Dans le cadre de cette stratégie, Bogota a signé en mai son adhésion au grand projet chinois d'infrastructures des "Nouvelles routes de la soie", auquel s'étaient déjà joints les deux tiers des pays d'Amérique latine.
"Nous étions un peu la brebis galeuse du troupeau", sourit Sergio Cabrera, qui estime cette décision "très bénéfique" pour son pays.
- "Délicat" -
L'accord a toutefois irrité l'administration de Donald Trump, particulièrement méfiante face à l'influence croissante de Pékin dans une région longtemps considérée par Washington comme relevant de sa sphère d'influence.
Sergio Cabrera reconnaît que le rapprochement entre Bogota et Pékin survient à un moment "délicat": "il y a eu des frictions, et nous savons que le président Trump est opposé à tout rapprochement avec la Chine", souligne-t-il.
Mais "la souveraineté d'un pays ne peut dépendre (d'une prétendue) nécessité d'être allié à un autre", note-t-il.
Le rapprochement sino-colombien était en gestation depuis plusieurs années.
Les importations venues de Chine ont doublé en 10 ans. Elles ont atteint les 14,7 milliards de dollars en 2024.

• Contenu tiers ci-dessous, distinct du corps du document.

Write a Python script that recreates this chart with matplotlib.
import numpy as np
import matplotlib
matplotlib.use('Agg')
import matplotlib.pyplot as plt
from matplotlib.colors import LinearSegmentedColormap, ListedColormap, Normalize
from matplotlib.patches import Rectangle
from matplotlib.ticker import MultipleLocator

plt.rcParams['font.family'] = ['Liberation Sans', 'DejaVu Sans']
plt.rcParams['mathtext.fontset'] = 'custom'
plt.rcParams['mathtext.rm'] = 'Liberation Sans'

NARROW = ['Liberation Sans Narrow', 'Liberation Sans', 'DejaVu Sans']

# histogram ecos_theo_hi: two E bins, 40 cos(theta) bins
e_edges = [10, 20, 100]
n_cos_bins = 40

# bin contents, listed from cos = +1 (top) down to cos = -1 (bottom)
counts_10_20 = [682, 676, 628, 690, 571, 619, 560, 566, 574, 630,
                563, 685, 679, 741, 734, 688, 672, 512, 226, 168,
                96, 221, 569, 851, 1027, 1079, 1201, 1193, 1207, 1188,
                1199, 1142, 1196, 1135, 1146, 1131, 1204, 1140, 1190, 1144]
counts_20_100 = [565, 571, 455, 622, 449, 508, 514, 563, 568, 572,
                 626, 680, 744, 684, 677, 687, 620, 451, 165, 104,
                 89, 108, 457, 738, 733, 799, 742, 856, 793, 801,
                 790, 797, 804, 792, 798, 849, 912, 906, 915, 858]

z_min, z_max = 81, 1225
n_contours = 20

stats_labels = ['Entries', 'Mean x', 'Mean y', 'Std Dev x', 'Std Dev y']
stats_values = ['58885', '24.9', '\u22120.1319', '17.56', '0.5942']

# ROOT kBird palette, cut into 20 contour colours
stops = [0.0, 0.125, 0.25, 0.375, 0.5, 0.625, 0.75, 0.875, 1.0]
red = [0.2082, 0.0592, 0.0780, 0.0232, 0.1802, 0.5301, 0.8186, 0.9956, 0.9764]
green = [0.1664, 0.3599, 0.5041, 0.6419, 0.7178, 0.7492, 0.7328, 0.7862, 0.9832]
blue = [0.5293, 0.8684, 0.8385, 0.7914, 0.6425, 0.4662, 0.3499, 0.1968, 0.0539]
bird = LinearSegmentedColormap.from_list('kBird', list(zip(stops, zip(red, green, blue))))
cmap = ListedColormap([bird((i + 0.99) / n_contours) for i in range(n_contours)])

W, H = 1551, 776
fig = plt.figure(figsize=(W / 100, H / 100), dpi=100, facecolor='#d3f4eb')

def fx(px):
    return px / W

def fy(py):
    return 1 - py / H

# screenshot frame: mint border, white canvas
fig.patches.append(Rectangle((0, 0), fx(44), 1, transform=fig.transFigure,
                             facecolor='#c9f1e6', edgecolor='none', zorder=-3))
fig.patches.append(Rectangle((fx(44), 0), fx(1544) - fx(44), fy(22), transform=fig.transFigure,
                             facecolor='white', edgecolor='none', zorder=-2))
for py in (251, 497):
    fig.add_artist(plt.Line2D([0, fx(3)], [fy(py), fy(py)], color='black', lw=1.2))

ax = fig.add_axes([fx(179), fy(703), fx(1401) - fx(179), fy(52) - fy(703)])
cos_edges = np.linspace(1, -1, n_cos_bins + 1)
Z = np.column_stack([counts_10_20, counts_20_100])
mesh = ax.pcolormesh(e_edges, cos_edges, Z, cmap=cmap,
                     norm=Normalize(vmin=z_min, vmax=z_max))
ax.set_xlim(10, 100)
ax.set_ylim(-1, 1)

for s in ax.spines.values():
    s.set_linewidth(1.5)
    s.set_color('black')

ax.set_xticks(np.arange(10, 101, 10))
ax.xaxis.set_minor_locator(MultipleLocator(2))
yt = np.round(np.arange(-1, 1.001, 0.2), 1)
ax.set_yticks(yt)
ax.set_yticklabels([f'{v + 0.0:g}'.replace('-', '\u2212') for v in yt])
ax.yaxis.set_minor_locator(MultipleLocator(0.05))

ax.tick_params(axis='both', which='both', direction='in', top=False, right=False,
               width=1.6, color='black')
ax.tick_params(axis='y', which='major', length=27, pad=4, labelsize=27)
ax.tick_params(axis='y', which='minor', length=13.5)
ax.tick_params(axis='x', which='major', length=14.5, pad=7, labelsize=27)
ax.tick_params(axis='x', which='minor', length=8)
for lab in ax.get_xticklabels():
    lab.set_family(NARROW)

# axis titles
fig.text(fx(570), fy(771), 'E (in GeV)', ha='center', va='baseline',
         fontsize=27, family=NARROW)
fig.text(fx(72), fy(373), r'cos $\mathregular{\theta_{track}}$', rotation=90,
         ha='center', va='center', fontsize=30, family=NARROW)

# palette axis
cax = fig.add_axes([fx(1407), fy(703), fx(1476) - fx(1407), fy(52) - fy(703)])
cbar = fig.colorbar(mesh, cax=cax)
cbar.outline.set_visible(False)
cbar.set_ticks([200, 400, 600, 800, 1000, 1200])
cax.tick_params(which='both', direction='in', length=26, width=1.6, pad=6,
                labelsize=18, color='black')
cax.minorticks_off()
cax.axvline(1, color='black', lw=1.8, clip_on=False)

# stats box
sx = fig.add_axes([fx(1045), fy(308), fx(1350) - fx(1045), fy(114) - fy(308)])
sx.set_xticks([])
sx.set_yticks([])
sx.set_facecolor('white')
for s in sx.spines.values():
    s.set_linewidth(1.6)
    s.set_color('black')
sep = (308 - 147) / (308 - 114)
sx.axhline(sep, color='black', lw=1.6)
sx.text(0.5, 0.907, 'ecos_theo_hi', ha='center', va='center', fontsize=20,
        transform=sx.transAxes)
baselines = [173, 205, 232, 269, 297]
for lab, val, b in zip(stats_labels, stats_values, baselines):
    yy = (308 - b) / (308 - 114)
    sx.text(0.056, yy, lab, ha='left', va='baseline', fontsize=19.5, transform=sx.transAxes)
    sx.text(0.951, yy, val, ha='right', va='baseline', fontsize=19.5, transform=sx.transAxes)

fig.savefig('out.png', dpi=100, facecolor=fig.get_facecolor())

Au premier trimestre 2025, elles ont même dépassé celles en provenance des Etats-Unis, qui restent néanmoins le principal débouché des exportations colombiennes - absorbant près de 30% du total.
Ce poids des exportations vers les Etats-Unis rend les cercles d'affaires colombiens parfois dubitatifs à l'égard de l'accord signé avec Pékin.
Mais Sergio Cabrera invite à dépasser "la peur des réactions américaines".
Selon lui, l'accord pourrait favoriser les investissements dans les secteurs des transports et des énergies bas carbone et faciliter l'accès au marché chinois du bœuf ou du café colombiens.
Les perspectives seraient encore meilleures avec un accord de libre-échange avec la Chine, comme ceux signés par le Chili ou le Pérou, estime Sergio Cabrera.
Mais "le climat" actuel en Colombie n'y est pour l'instant "pas favorable", déplore-t-il.